Wherever the word "this" appears in the entries, copy the whole line.

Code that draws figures

** BEGIN **

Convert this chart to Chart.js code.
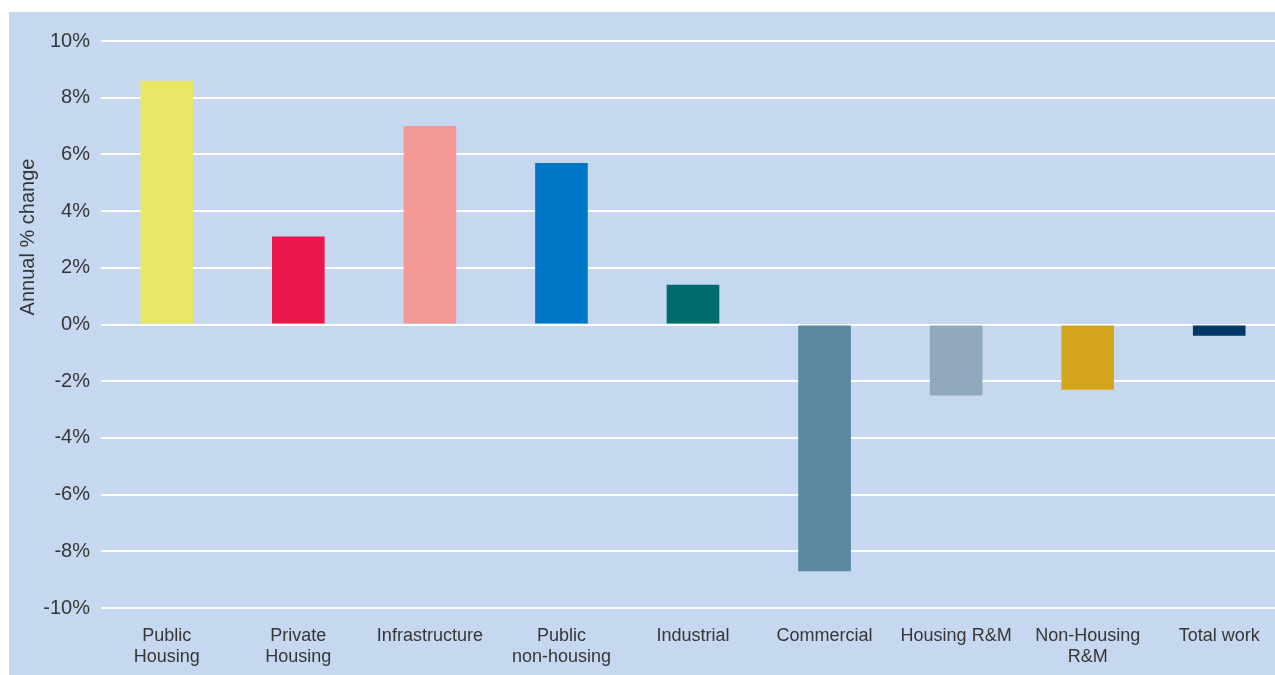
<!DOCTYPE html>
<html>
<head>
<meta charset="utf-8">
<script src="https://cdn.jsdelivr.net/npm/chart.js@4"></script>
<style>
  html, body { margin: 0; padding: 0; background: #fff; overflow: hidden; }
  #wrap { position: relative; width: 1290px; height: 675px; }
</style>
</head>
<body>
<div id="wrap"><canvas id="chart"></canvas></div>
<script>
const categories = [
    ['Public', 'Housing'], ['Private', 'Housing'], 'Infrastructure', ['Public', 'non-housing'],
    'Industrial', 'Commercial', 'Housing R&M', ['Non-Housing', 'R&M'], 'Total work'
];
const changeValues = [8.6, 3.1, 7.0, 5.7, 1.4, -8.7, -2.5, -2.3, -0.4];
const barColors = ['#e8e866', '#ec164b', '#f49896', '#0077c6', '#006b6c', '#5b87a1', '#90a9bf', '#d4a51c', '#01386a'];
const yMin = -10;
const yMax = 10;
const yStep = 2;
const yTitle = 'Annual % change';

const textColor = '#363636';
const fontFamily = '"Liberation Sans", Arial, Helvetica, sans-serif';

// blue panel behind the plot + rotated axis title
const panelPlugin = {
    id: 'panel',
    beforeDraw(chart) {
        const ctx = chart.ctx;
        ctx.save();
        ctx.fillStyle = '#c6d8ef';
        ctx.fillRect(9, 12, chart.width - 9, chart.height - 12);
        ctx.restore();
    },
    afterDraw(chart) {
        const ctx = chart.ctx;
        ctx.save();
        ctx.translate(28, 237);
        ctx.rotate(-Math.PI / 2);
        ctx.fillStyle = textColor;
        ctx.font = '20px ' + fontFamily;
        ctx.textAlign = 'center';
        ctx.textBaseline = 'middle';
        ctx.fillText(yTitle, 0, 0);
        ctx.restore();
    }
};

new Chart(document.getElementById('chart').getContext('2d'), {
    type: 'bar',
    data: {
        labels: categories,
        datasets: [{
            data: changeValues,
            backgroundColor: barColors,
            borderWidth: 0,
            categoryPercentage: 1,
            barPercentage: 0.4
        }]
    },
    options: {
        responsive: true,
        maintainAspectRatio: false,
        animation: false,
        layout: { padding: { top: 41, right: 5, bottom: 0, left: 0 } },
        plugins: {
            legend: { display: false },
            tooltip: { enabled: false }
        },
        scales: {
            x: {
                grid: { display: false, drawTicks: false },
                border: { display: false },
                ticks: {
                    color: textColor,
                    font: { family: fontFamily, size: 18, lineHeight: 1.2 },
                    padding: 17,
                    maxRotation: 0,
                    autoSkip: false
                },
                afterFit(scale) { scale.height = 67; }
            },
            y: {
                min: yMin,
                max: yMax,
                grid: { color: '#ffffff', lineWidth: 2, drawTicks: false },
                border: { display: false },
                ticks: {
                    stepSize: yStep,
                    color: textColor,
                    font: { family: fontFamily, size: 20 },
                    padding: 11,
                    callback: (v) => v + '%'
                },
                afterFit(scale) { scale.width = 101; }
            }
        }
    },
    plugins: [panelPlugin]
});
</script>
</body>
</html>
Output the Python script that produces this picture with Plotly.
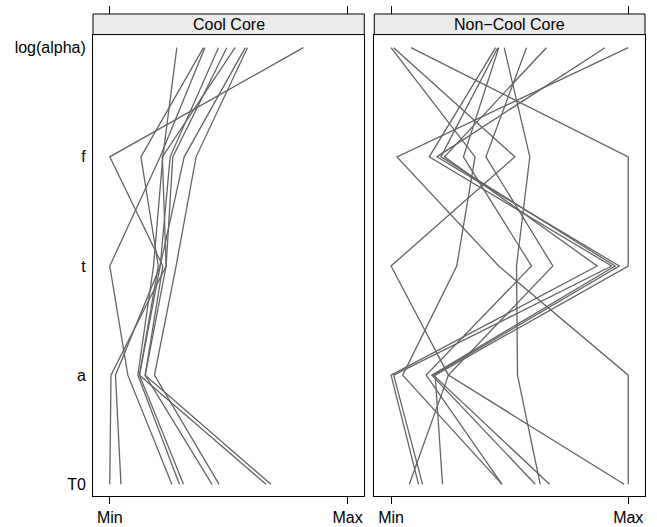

** END **

◆ **Full solution**:
Convert this chart to Chart.js code.
Output the Python script that produces this picture with Plotly.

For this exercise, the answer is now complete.